Le tensioni geopolitiche che solo ieri sembravano essere rientrate, nelle ultime ore sono state protagoniste di un allarme generale tra gli investitori crittografici. Infatti, se le tensioni in Ucraina non avevano influito in modo determinante sulle criptovalute, ci ha pensato la fuga di questi ultimi. Abbandonando il campo non solo hanno alzato i livelli di rischio, ma hanno dato l’ultima spinta al recente crollo di molti asset. Bitcoin ed Ethereum, primi fra tutti, hanno registrato una discesa importante nella loro quotazione.
Criptovalute: tornano le tensioni tra Russia e Ucraina
In sostanza, una possibile invasione Russa è apparsa molto più probabile nelle ultime ore. Questo sentiment ha portato molti investitori a scappare dalle criptovalute che avevano dimostrato buona salute, almeno fino a quel momento.
Ciò ha portato Bitcoin sotto la soglia sicura, posta dagli analisti tra i 42.000 e i 43.000 dollari. Infatti, attualmente la regina delle criptovalute è scambiata a 40.894 dollari, segnando un -5,94% al momento della scrittura. Attualmente il trend a breve termine si mantiene ribassista, perché i venditori di Bitcoin sono rimasti attivi ai livelli di resistenza.
Ad aver fatto scoppiare la situazione attualmente visibile dall’andamento delle criptovalute in generale è stata una bomba letterale. Nella Regione del Donbass, in Ucraina, un attacco di mortaio russo ha colpito diversi edifici, danneggiandoli.
Criptovalute e azioni tecnologiche
Ancora una volta si evidenzia una stretta correlazione tra criptovalute e azioni fortemente tecnologiche. Infatti, le azioni statunitensi si sono ritrovate in un capitombolo comunitario verso il basso. Il Nasdaq tecnologico è crollato di quasi il 3%, mentre l’S&P 500 è sceso dell’1,7%. Infine, il Dow Jones Industrial Average si è trovato a -2,2%.

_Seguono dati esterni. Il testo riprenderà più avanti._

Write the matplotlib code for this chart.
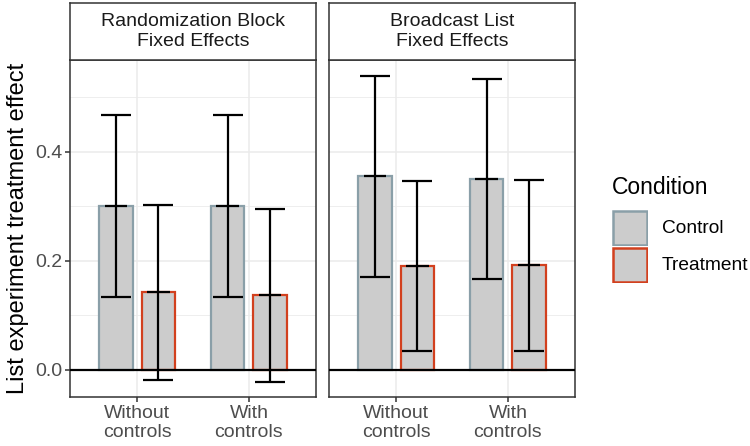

Anche la Cina, che cerca di mantenere un rapporto stabile con il Cremlino, è preoccupata per le ripercussioni che potrebbe avere dalle potenziali restrizioni commerciali degli Stati Uniti d’America nei confronti della Russia. Bisogna tener presente che, attualmente, Pechino importa una quantità importante di petrolio dal Paese Sovietico.